Is $\log \det \left( I + \frac 1 {\sigma^2} H F \bar H \right)$ concave?

Question

I want to maximize the capacity function $\log \det \left( I + \frac 1 {\sigma^2} H F \bar H \right)$ with respect to $F$, subject to the constraints:

(1) $\operatorname{trace} F \le Pt$

(2) $\operatorname{trace} G F \bar G \le Ith$

such that:

$F$, of size $12 \times 12$, is a variable complex hermitian positive definite matrix

$I$, of size $6 \times 6$, is the identity matrix

$H$, of size $6 \times 12$, is a constant matrix

$G$ of size $3 \times 12$, is a constant matrix

$\sigma, Pt, Ith$ are scalar constants.

Is the given function convex in $F$? If not, how to make it so?

Answer 1

Note your terminology error. You asked if the function was convex--but you gave us an entire optimization model. You should be asking instead if your model is a convex optimization problem, not a convex function. And in fact, your objective function is concave---but it needs to be. So it's all the more important to get that terminology correct.

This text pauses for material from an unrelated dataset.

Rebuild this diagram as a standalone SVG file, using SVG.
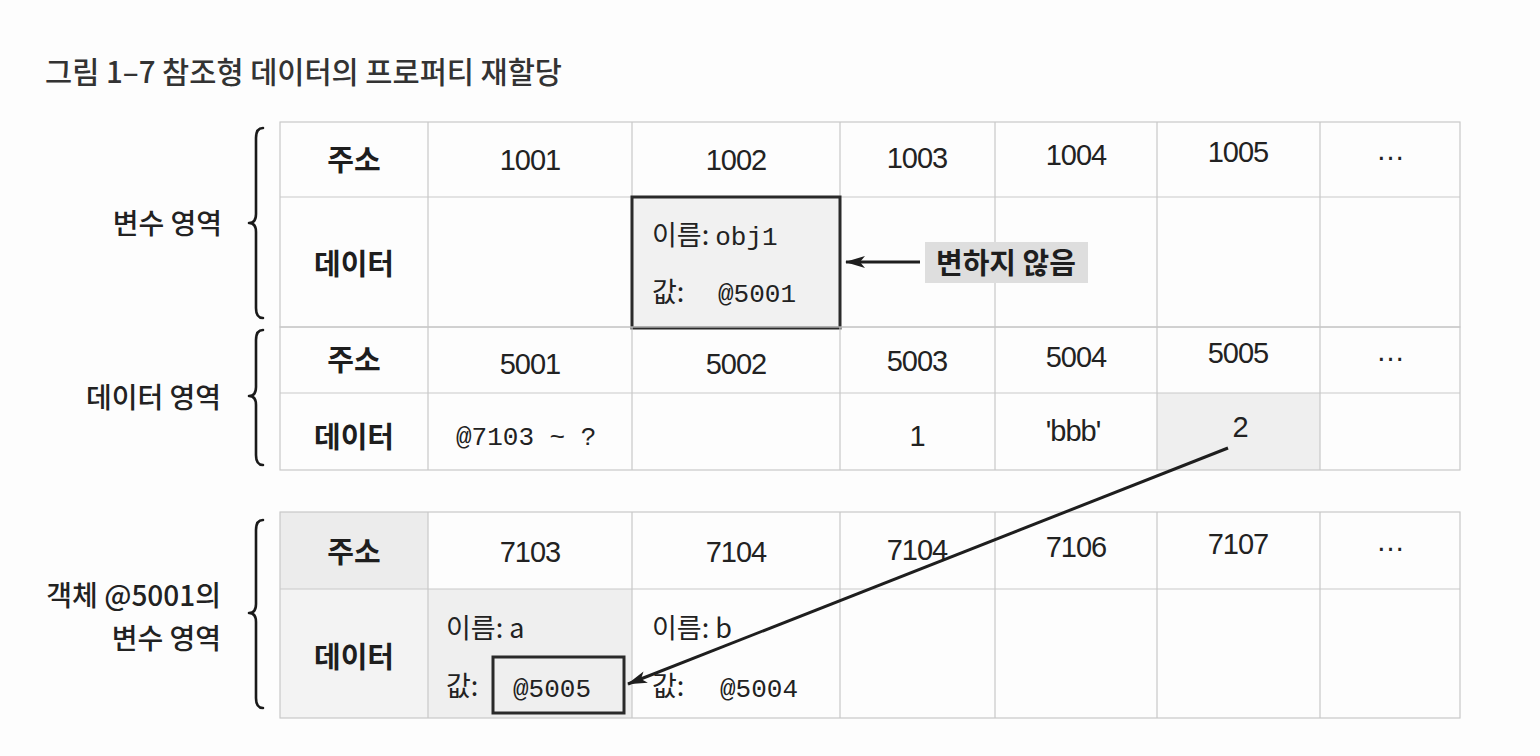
<svg xmlns="http://www.w3.org/2000/svg" width="1540" height="756" viewBox="0 0 1540 756">
<defs>
<style>
.bg{fill:#fdfdfd}
.grid{fill:none;stroke:#c9c9c9;stroke-width:1.2}
.shade{fill:#efefef}
.kh{font-family:"Noto Sans CJK KR","Noto Sans",sans-serif;font-weight:700;font-size:29px;fill:#1e1e1e;text-anchor:middle;dominant-baseline:central}
.num{font-family:"Liberation Sans","Noto Sans CJK KR",sans-serif;font-size:29px;fill:#222;text-anchor:middle;dominant-baseline:central;letter-spacing:-1px}
.mono{font-family:"Liberation Mono","DejaVu Sans Mono",monospace;font-size:26px;fill:#222}
.lbl{font-family:"Noto Sans CJK KR","Noto Sans",sans-serif;font-weight:500;font-size:28px;fill:#222;text-anchor:end;dominant-baseline:central}
.cell{font-family:"Noto Sans CJK KR","Liberation Sans",sans-serif;font-size:27px;fill:#222}
.brace{fill:none;stroke:#1a1a1a;stroke-width:2.6;stroke-linecap:round;stroke-linejoin:round}
.box{fill:#f1f1f1;stroke:#2a2a2a;stroke-width:3}
.conn{fill:none;stroke:#1e1e1e;stroke-width:3}
</style>
<marker id="ah" viewBox="0 0 20 12" refX="19" refY="6" markerWidth="20" markerHeight="12" markerUnits="userSpaceOnUse" orient="auto">
<path d="M0,0 L20,6 L0,12 L5,6 Z" fill="#1e1e1e"/>
</marker>
</defs>
<rect class="bg" x="0" y="0" width="1540" height="756"/>

<text id="title" x="45" y="70" font-family="'Noto Sans CJK KR','Noto Sans',sans-serif" font-size="29.5" font-weight="500" fill="#333" dominant-baseline="central">그림 1–7 참조형 데이터의 프로퍼티 재할당</text>

<!-- Table 1: 변수 영역 -->
<g id="var-area">
<text class="lbl" x="222" y="222">변수 영역</text>
<path class="brace" d="M263,128 Q256,128 256,138 L256,214 Q256,223 249,223 Q256,223 256,232 L256,308 Q256,318 263,318"/>
<rect class="grid" x="280" y="122" width="1180" height="205"/>
<path class="grid" d="M280,197 H1460 M428,122 V327 M632,122 V327 M840,122 V327 M995,122 V327 M1157,122 V327 M1320,122 V327"/>
<text class="kh" x="354" y="158">주소</text>
<text class="kh" x="354" y="262">데이터</text>
<text class="num" x="530" y="160">1001</text>
<text class="num" x="736" y="160">1002</text>
<text class="num" x="917" y="158">1003</text>
<text class="num" x="1076" y="155">1004</text>
<text class="num" x="1238" y="152">1005</text>
<text class="num" x="1390" y="150" font-size="20">…</text>
</g>

<g id="obj1-box">
<rect class="box" x="632" y="197" width="208" height="131"/>
<text class="cell" x="652" y="245">이름: <tspan class="mono" font-size="26">obj1</tspan></text>
<text class="cell" x="652" y="302">값:<tspan class="mono" x="718" font-size="26">@5001</tspan></text>
</g>

<g id="unchanged-label">
<rect x="925" y="242" width="163" height="41" fill="#dedede"/>
<text class="kh" x="1006" y="261" font-size="26">변하지 않음</text>
</g>

<!-- Table 2: 데이터 영역 -->
<g id="data-area">
<text class="lbl" x="221" y="396">데이터 영역</text>
<path class="brace" d="M263,330 Q256,330 256,340 L256,387 Q256,396 249,396 Q256,396 256,405 L256,455 Q256,465 263,465"/>
<rect class="shade" x="1157" y="393" width="163" height="77"/>
<rect class="grid" x="280" y="327" width="1180" height="143"/>
<path class="grid" d="M280,393 H1460 M428,327 V470 M632,327 V470 M840,327 V470 M995,327 V470 M1157,327 V470 M1320,327 V470"/>
<text class="kh" x="354" y="358">주소</text>
<text class="kh" x="354" y="435">데이터</text>
<text class="num" x="530" y="364">5001</text>
<text class="num" x="736" y="364">5002</text>
<text class="num" x="917" y="361">5003</text>
<text class="num" x="1076" y="357">5004</text>
<text class="num" x="1238" y="353">5005</text>
<text class="num" x="1390" y="351" font-size="20">…</text>
<text class="mono" x="456" y="445">@7103 ~ ?</text>
<text class="num" x="917" y="436">1</text>
<text class="num" x="1073" y="431">'bbb'</text>
<text class="num" x="1240" y="427">2</text>
</g>

<!-- Table 3: 객체 @5001의 변수 영역 -->
<g id="obj-var-area">
<text class="lbl" x="221" y="594">객체 @5001의</text>
<text class="lbl" x="221" y="637">변수 영역</text>
<path class="brace" d="M263,520 Q256,520 256,530 L256,604 Q256,613 249,613 Q256,613 256,622 L256,698 Q256,708 263,708"/>
<rect x="280" y="512" width="148" height="77" fill="#ececec"/>
<rect x="280" y="589" width="148" height="129" fill="#f3f3f3"/>
<rect x="428" y="589" width="204" height="129" fill="#efefef"/>
<rect class="grid" x="280" y="512" width="1180" height="206"/>
<path class="grid" d="M280,589 H1460 M428,512 V718 M632,512 V718 M840,512 V718 M995,512 V718 M1157,512 V718 M1320,512 V718"/>
<text class="kh" x="354" y="550">주소</text>
<text class="kh" x="354" y="655">데이터</text>
<text class="num" x="530" y="552">7103</text>
<text class="num" x="736" y="552">7104</text>
<text class="num" x="917" y="550">7104</text>
<text class="num" x="1076" y="547">7106</text>
<text class="num" x="1238" y="544">7107</text>
<text class="num" x="1390" y="541" font-size="20">…</text>
<text class="cell" x="446" y="638">이름: a</text>
<text class="cell" x="446" y="696">값:</text>
<text class="cell" x="652" y="638">이름: b</text>
<text class="cell" x="652" y="696">값:</text>
<text class="mono" x="720" y="697">@5004</text>
</g>

<g id="val-box">
<rect x="493" y="657" width="131" height="56" fill="none" stroke="#2a2a2a" stroke-width="3"/>
<text class="mono" x="513" y="697">@5005</text>
</g>

<g id="connectors">
<line class="conn" x1="920" y1="262" x2="846" y2="262" marker-end="url(#ah)"/>
<line class="conn" x1="1228" y1="448" x2="628" y2="684" marker-end="url(#ah)"/>
</g>
</svg>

The logarithm of the determinant of a symmetric matrix is concave. Your objective function is just the composition of the logdet function with an affine function of $F$, therefore it is concave as well. Thus you may maximize it in a convex optimization setting, as you have done. (Equivalently, you may minimize its negative, as its negative is convex.)

Both of your constraints are simple linear inequalities, and therefore convex as well.